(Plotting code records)
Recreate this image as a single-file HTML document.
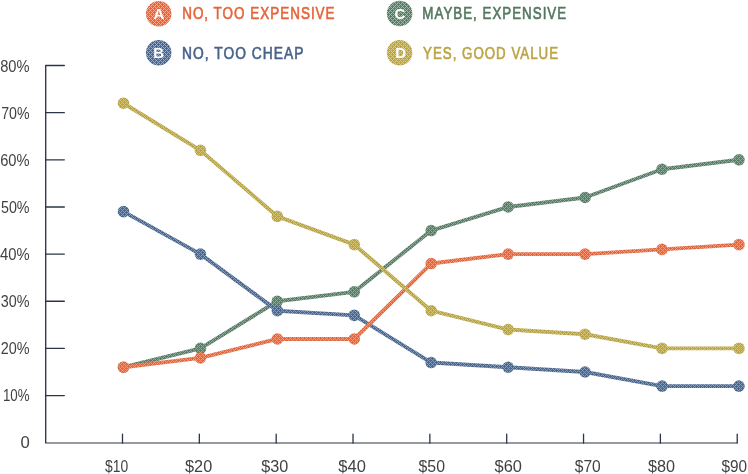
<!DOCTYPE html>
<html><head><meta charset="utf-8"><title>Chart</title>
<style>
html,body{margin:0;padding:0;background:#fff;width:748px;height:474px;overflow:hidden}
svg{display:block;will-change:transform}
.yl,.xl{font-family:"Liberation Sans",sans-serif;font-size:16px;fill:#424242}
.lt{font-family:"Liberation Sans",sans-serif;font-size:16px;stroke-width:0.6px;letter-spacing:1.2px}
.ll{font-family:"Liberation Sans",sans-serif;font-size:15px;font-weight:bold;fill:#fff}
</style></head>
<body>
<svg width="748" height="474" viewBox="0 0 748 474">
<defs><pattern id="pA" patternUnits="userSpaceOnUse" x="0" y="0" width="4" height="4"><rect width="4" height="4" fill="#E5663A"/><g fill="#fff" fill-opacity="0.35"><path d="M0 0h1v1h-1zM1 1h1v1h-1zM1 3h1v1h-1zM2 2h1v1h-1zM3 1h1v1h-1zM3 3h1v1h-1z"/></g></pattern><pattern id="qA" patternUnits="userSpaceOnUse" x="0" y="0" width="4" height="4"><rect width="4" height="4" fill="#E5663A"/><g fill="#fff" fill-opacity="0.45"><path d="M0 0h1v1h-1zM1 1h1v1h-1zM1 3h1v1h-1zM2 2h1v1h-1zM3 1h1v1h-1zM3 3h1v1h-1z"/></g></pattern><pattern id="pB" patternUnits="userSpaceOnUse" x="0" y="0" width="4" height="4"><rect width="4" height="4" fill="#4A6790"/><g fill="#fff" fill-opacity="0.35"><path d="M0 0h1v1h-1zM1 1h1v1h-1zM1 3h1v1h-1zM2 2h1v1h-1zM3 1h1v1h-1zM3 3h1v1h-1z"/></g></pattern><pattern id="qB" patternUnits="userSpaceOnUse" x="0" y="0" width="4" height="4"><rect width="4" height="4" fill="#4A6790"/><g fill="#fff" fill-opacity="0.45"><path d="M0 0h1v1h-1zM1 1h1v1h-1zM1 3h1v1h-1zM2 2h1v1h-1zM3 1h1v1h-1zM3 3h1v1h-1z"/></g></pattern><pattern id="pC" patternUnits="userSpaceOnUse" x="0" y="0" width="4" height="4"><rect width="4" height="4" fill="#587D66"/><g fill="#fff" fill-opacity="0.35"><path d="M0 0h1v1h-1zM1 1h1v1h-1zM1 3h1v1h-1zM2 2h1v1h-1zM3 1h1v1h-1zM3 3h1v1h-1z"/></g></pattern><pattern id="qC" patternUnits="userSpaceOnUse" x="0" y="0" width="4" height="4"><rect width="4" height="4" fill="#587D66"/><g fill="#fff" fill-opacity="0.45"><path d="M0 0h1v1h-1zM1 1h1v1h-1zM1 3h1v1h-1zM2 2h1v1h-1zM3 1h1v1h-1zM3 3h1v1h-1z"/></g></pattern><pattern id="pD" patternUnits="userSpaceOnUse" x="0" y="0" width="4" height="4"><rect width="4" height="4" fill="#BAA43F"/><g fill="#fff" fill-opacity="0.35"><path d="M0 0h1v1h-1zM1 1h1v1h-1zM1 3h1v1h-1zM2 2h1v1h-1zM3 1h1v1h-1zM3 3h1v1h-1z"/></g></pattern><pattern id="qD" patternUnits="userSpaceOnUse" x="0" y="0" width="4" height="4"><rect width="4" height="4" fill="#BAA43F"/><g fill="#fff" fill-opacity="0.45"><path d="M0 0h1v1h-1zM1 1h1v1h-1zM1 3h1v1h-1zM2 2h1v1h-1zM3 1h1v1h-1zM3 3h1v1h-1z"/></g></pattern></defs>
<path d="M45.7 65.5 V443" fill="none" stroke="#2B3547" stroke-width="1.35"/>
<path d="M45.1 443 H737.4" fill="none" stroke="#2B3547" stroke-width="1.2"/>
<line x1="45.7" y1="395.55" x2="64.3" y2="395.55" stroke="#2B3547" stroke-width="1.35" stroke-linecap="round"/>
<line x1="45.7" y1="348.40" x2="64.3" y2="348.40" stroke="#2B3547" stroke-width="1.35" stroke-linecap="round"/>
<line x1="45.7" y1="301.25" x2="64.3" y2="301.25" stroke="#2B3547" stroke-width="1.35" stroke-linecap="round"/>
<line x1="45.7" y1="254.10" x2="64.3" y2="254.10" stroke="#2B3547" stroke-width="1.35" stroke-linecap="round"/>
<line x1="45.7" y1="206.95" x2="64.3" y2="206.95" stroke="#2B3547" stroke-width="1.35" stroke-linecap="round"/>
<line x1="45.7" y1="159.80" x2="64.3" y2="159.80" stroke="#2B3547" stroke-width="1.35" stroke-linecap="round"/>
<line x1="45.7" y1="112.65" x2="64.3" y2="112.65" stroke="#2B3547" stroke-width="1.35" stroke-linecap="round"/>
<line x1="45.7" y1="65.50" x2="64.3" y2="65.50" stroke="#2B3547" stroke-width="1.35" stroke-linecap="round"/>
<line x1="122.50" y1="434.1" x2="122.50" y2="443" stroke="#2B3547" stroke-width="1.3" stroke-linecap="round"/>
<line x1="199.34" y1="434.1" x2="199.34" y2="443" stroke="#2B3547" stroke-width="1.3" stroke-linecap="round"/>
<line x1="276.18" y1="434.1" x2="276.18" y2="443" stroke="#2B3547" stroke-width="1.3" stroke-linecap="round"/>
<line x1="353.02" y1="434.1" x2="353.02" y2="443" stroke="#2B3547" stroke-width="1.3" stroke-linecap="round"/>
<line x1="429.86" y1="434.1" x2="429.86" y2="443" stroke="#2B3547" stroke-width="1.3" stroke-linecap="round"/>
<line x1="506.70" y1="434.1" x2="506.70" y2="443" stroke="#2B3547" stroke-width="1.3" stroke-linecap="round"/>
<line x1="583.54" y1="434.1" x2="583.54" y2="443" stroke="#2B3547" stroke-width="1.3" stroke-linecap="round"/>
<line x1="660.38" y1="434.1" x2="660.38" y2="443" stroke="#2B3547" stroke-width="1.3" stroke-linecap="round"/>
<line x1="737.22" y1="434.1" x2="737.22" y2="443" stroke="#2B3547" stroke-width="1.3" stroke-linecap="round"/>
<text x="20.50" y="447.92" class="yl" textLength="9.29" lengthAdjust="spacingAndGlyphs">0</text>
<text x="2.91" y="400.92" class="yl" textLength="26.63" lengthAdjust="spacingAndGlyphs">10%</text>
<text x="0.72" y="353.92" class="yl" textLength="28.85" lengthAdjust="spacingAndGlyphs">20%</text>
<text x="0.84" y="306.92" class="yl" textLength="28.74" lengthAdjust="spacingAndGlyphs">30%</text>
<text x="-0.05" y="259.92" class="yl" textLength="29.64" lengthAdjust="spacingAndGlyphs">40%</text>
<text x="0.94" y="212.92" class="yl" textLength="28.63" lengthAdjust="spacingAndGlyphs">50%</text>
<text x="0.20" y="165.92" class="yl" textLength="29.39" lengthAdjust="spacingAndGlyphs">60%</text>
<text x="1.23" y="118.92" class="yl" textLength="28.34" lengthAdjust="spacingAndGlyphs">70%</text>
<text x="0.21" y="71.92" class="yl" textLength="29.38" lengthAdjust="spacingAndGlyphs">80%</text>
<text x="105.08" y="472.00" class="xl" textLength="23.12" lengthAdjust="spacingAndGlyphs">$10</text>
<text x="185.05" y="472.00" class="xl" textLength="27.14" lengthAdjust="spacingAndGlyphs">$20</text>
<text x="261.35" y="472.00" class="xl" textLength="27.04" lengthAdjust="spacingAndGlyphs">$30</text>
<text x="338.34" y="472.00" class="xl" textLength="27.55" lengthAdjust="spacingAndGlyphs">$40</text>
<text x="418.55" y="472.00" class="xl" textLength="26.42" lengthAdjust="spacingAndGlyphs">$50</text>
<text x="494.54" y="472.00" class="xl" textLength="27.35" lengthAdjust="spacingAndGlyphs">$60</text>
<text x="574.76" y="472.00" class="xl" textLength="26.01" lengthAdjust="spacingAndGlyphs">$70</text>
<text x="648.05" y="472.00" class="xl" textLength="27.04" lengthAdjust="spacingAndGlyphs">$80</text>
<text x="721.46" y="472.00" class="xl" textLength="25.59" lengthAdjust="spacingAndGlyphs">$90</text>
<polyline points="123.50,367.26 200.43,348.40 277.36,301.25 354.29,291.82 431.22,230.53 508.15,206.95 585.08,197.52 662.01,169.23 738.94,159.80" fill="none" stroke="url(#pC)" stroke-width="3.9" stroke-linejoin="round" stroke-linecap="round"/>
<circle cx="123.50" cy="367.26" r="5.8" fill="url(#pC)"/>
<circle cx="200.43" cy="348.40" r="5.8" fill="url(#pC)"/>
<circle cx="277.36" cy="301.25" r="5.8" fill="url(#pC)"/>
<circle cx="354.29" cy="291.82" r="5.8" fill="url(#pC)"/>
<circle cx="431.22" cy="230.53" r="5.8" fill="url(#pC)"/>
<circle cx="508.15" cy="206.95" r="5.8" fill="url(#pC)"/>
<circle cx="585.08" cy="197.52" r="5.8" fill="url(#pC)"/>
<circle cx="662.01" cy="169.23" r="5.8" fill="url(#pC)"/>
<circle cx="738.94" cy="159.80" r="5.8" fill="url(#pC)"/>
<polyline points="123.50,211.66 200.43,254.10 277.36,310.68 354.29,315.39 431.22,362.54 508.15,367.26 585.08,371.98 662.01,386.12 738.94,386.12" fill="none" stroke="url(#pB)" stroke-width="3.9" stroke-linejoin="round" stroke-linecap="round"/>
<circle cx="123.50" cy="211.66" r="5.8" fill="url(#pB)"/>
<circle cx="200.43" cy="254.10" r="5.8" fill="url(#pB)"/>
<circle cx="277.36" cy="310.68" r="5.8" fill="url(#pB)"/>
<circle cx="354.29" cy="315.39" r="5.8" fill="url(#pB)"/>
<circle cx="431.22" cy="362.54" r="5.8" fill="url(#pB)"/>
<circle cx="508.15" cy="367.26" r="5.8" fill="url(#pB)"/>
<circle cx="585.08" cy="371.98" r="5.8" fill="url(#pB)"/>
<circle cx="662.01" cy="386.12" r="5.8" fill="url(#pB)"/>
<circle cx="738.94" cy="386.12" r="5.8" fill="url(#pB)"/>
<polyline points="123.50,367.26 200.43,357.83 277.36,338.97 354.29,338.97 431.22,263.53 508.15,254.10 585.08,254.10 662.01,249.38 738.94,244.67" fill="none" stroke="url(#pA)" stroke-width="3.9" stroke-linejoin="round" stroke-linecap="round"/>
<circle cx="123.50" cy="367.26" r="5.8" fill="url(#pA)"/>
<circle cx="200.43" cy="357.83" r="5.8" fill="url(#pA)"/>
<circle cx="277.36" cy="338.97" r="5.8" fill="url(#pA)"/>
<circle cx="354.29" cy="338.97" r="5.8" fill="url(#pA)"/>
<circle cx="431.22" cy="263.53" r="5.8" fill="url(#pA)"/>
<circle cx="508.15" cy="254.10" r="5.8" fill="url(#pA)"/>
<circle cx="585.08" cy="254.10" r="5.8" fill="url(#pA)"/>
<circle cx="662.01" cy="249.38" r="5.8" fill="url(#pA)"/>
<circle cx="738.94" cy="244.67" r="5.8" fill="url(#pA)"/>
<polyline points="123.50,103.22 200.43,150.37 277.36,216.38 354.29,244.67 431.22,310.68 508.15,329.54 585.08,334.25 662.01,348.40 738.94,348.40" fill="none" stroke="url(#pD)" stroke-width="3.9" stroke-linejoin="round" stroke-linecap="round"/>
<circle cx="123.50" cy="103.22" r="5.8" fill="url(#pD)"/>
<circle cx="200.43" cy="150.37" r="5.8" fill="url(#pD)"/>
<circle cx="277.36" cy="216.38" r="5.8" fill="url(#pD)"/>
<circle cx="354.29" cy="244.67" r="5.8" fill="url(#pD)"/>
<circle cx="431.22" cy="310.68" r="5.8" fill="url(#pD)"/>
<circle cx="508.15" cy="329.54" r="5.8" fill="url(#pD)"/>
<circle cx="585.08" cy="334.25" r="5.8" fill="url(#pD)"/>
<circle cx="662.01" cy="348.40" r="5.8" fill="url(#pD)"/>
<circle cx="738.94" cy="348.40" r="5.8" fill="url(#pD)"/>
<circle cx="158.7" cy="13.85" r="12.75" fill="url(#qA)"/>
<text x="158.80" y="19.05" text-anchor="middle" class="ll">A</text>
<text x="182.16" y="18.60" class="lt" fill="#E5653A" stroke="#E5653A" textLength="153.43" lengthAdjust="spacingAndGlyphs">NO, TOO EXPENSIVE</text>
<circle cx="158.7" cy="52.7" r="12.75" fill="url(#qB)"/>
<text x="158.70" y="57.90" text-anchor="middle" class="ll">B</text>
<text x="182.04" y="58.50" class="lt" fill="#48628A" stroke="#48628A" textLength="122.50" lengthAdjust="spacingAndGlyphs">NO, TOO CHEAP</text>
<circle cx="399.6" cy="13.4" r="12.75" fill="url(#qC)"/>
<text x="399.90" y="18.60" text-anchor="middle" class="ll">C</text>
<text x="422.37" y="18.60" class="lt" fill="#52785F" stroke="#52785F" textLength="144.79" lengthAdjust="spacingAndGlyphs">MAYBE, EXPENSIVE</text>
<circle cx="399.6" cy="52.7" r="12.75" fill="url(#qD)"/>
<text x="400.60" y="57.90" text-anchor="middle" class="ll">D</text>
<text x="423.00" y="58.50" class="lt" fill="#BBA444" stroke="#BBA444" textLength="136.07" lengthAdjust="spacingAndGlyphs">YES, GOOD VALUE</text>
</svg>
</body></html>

...

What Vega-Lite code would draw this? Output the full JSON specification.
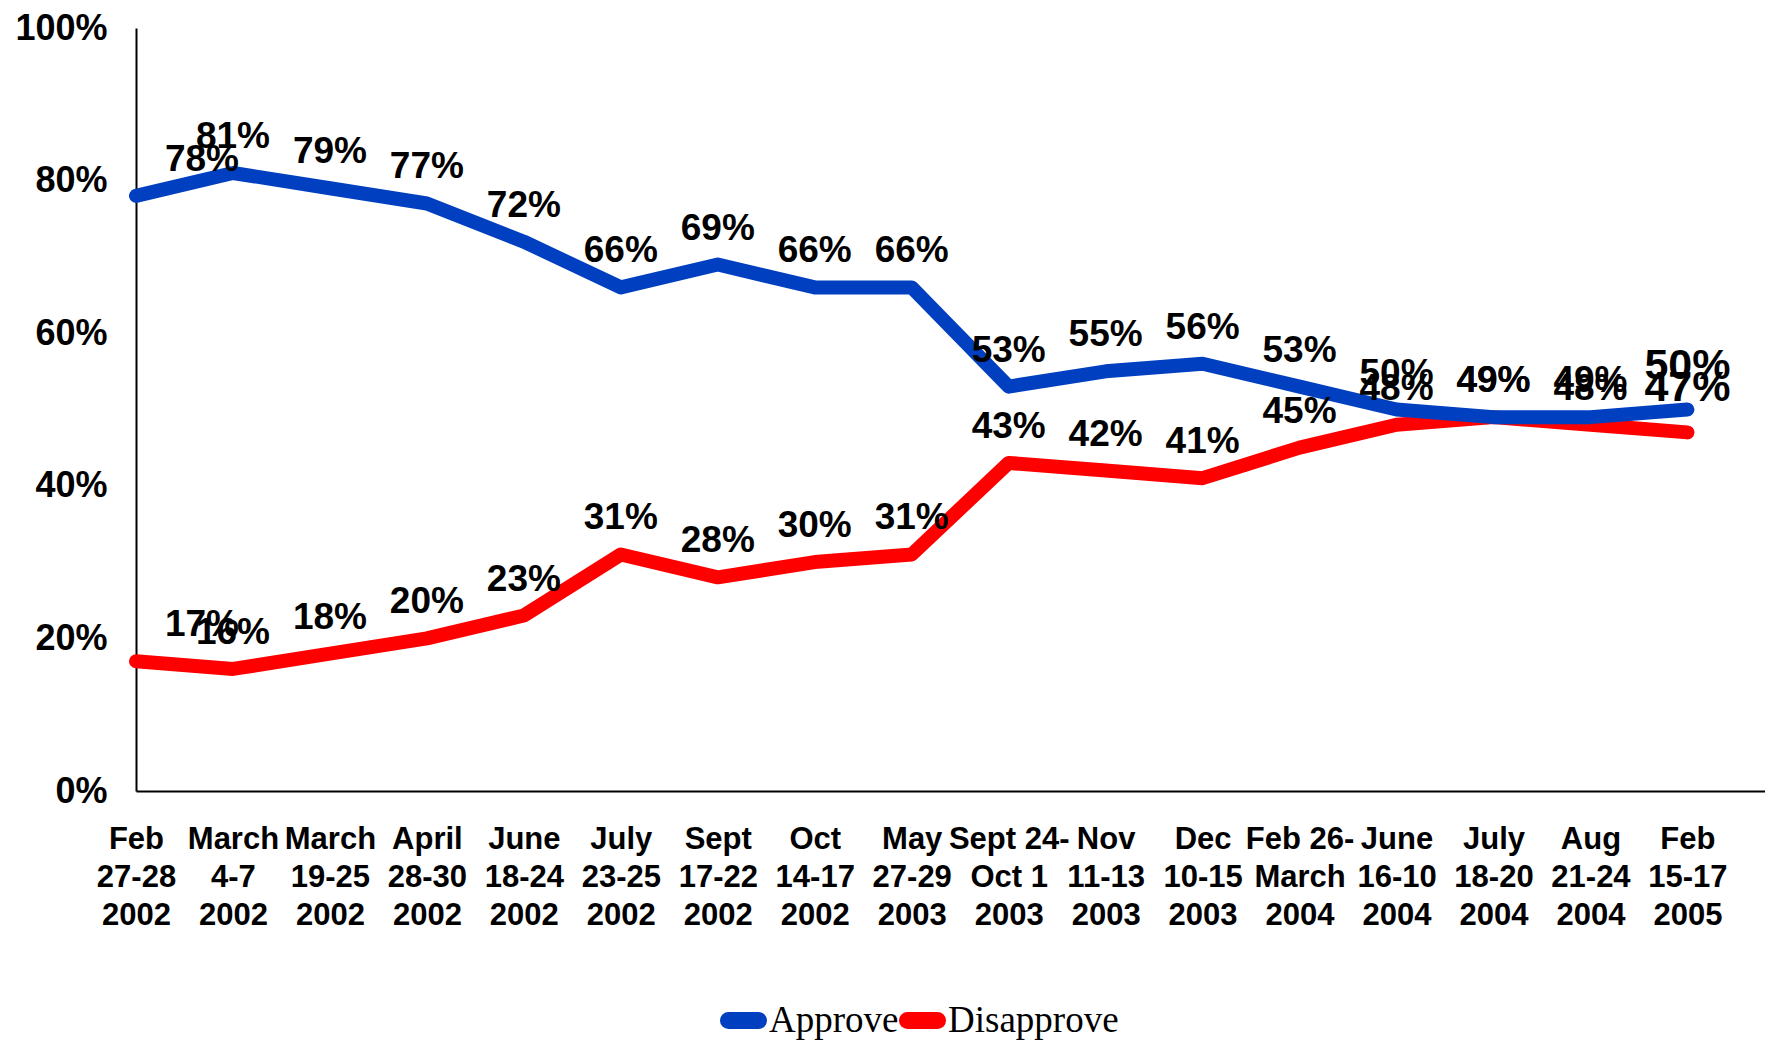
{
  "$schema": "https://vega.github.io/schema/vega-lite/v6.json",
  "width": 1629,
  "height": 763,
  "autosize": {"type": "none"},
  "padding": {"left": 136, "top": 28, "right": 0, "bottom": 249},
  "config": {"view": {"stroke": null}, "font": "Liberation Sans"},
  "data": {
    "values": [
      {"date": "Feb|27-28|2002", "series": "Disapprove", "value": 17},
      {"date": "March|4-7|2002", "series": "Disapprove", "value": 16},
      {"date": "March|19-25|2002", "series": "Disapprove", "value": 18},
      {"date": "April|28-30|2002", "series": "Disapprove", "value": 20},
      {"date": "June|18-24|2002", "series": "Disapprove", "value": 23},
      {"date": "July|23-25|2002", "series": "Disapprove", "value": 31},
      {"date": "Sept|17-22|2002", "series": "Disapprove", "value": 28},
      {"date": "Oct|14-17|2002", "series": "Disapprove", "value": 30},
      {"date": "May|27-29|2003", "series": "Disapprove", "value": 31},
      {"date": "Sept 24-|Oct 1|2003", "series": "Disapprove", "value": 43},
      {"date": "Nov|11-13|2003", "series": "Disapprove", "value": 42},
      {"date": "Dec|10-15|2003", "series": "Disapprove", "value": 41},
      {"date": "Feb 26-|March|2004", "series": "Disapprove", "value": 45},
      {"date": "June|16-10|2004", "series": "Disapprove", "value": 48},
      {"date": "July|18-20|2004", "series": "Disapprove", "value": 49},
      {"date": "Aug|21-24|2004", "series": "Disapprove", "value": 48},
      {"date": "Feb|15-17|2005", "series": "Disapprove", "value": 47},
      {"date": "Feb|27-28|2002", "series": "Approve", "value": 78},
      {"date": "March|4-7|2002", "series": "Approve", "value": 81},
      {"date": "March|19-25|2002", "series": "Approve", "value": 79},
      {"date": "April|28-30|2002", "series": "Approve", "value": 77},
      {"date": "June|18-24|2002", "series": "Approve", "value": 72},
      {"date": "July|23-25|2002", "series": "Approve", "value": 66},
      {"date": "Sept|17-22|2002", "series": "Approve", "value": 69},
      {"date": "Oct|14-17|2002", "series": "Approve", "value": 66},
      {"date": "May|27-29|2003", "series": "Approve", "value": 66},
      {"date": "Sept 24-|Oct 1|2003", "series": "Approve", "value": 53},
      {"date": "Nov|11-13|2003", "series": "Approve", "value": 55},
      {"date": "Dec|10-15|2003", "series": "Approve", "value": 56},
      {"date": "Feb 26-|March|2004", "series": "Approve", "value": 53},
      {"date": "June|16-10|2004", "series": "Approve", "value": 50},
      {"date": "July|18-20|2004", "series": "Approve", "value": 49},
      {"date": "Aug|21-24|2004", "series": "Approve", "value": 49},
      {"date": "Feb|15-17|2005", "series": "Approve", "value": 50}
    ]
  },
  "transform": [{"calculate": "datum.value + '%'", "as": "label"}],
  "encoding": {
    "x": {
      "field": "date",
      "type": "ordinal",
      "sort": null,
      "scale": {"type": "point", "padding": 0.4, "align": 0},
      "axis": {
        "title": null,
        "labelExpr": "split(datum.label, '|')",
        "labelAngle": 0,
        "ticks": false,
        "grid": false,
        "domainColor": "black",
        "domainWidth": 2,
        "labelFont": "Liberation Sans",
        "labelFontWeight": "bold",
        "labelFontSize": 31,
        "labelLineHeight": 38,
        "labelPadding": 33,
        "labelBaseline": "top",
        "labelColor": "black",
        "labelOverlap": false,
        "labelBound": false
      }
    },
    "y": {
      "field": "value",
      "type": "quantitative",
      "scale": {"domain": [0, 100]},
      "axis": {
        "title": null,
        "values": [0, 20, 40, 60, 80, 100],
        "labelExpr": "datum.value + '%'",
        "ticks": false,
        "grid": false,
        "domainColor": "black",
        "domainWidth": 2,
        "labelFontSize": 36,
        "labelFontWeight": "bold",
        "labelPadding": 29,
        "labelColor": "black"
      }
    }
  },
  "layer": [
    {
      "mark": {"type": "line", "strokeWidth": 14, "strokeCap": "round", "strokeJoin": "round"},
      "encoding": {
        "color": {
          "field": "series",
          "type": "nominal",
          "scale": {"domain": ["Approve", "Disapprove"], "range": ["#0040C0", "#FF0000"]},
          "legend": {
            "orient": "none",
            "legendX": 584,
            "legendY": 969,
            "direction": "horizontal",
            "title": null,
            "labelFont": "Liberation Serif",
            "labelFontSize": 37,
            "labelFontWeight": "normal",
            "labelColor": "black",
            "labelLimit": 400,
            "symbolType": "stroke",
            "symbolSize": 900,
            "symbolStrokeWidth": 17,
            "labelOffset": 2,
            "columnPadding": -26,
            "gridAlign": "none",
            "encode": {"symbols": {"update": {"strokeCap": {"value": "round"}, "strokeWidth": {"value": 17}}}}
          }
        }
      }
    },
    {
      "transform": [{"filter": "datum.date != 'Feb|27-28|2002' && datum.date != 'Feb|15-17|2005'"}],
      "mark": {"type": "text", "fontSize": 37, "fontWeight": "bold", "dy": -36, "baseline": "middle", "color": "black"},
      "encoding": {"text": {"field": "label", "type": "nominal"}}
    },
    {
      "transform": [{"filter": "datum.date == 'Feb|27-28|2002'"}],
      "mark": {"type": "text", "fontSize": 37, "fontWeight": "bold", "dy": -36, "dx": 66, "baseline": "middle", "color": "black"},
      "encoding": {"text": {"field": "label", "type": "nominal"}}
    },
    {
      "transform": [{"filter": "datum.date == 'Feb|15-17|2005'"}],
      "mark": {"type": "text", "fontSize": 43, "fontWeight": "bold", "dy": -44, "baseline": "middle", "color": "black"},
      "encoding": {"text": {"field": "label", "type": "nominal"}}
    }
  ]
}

● EXERCISE
In the records above, find each line that holds the word "this"; copy all such lines.

● WORKED SOLUTION
Recreate this image as a single-file HTML document.
What Vega-Lite code would draw this? Output the full JSON specification.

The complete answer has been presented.